The vessel, operated by the Liverpool-based company Bibby Marine, was previously used by the Netherlands to house about 500 asylum seekers in the early 2000s.

Last week the deputy prime minister, Dominic Raab, said “nothing is off the table” when it came to reducing the use of hotels to house asylum seekers, insisting that they had served as an “incentive” for small boat crossings.

“The idea that you can get on an illegal boat run by some gangster to get into this country and be housed in a hotel, that’s going to end,” Raab said, as the government prepared to announce plans to house asylum seekers on barges, other vessels and in military bases.

Many Conservative MPs have criticised the government’s plans to house asylum seekers on barges. The former business minister Jackie Doyle-Price questioned whether such proposals could harm port-based businesses.

Richard Drax, the MP for South Dorset, said the use of boats or barges was “totally and utterly out of the question”, and would exacerbate existing problems “tenfold”.
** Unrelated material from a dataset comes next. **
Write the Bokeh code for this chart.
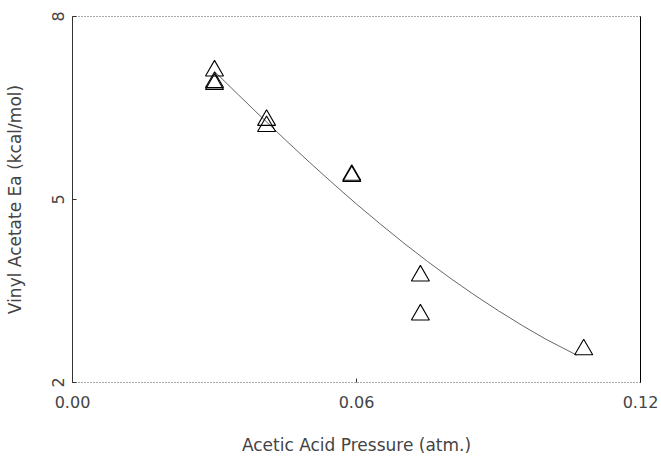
from bokeh.plotting import figure
from bokeh.models import Range1d, FixedTicker, LinearAxis, NumeralTickFormatter
from bokeh.embed import file_html
from bokeh.resources import INLINE

# Measured data (triangles)
pressure = [0.030, 0.030, 0.030, 0.041, 0.041, 0.059, 0.059, 0.0735, 0.0735, 0.108]
ea = [7.11, 6.92, 6.89, 6.30, 6.20, 5.40, 5.38, 3.75, 3.11, 2.54]

# Fitted curve
fit_x = [0.030, 0.035, 0.040, 0.045, 0.050, 0.055, 0.060, 0.065, 0.070, 0.075,
         0.080, 0.085, 0.090, 0.095, 0.100, 0.1065]
fit_y = [7.10, 6.72, 6.345, 5.975, 5.615, 5.265, 4.925, 4.60, 4.285, 3.985,
         3.70, 3.43, 3.175, 2.935, 2.71, 2.45]

x_ticks = [0.0, 0.06, 0.12]
y_ticks = [2, 5, 8]

FONT = "DejaVu Sans"
TXT = "#444444"

p = figure(width=661, height=457, output_backend="svg", toolbar_location=None,
           x_range=Range1d(0, 0.12), y_range=Range1d(2, 8),
           min_border_left=72, min_border_right=21, min_border_top=16,
           min_border_bottom=75)
p.outline_line_color = None
p.xgrid.visible = False
p.ygrid.visible = False
p.background_fill_color = "white"
p.border_fill_color = "white"

# Fitted curve
p.line(fit_x, fit_y, line_color="#666666", line_width=1)

# Data triangles
p.scatter(pressure, ea, marker="triangle", size=18, fill_color=None,
          line_color="black", line_width=1.1)

# Bottom axis
xa = p.xaxis[0]
xa.ticker = FixedTicker(ticks=x_ticks)
xa.formatter = NumeralTickFormatter(format="0.00")
xa.axis_label = "Acetic Acid Pressure (atm.)"
xa.axis_line_dash = "1 2"
xa.axis_line_color = "#555555"
xa.major_tick_in = 4
xa.major_tick_out = 0
xa.major_tick_line_color = "#333333"
xa.minor_tick_line_color = None
xa.major_label_standoff = 13
xa.axis_label_standoff = 24
xa.major_label_text_font = FONT
xa.major_label_text_font_size = "16px"
xa.major_label_text_color = TXT
xa.axis_label_text_font = FONT
xa.axis_label_text_font_size = "17px"
xa.axis_label_text_font_style = "normal"
xa.axis_label_text_color = TXT

# Left axis
ya = p.yaxis[0]
ya.ticker = FixedTicker(ticks=y_ticks)
ya.axis_label = "Vinyl Acetate Ea (kcal/mol)"
ya.axis_line_color = "#333333"
ya.major_tick_in = 4
ya.major_tick_out = 0
ya.major_tick_line_color = "#333333"
ya.minor_tick_line_color = None
ya.major_label_standoff = 9
ya.axis_label_standoff = 24
ya.major_label_orientation = "vertical"
ya.major_label_text_font = FONT
ya.major_label_text_font_size = "16px"
ya.major_label_text_color = TXT
ya.axis_label_text_font = FONT
ya.axis_label_text_font_size = "17px"
ya.axis_label_text_font_style = "normal"
ya.axis_label_text_color = TXT

# Right frame line
ra = LinearAxis(ticker=FixedTicker(ticks=[]), axis_line_color="black",
                major_tick_line_color=None, minor_tick_line_color=None,
                major_label_text_font_size="0px")
p.add_layout(ra, "right")

# Top frame line (dotted)
ta = LinearAxis(ticker=FixedTicker(ticks=[]), axis_line_color="#555555",
                axis_line_dash="1 2",
                major_tick_line_color=None, minor_tick_line_color=None,
                major_label_text_font_size="0px")
p.add_layout(ta, "above")

open("out.html", "w").write(file_html(p, INLINE))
The MP also threatened to take legal action over the announcement, saying: “We are looking at all legal routes. We will look at any way we can stop this. Every angle is being looked at.”

A Home Office spokesperson said: “The pressure on the asylum system has continued to grow and requires us to look at a range of accommodation options which offer better value for money for taxpayers than hotels.”

Wes Streeting, the shadow health secretary, last week dismissed the plans as “government spin”, as ministers had not then said they would use barges instead of hotels, but said in time there could be “hotels overflowing with people and barges overflowing with people until the government speeds up processing claims”.

It follows a number of reports highlighting government plans to house asylum seekers on giant barges that were normally used for offshore construction projects, after the Guardian revealed that officials were also considering the use of disused cruise ships.

William Wragg, the MP for Hazel Grove, suggested the government was pursuing a “something must be seen to be done policy” by suggesting migrants should be housed on boats, and evoked a 1990s children’s television programme as he lambasted the “Rosie and Jim idea of barges all over the place”.

Amnesty International UK’s Steve Valdez-Symonds said the “huge and expensive backlog” in asylum claims, which he blamed on the government, was “no excuse for failing to treat people properly”.

“People who have escaped terror and torture, endured criminal exploitation and traumatic journeys should be treated with basic human dignity, not corralled on barges or other grossly inadequate and isolated accommodation,” he added.

The government has also faced resistance from senior Tory MPs over plans to use military sites to house asylum seekers. The former home secretary Priti Patel questioned plans for the former RAF base based in the Braintree constituency of James Cleverly, the foreign secretary, which neighbours her own.

The proposals came after the Home Office admitted that nearly 400 hotels across the country were being used to accommodate more than 51,000 people at a reported cost of more than £6m a day.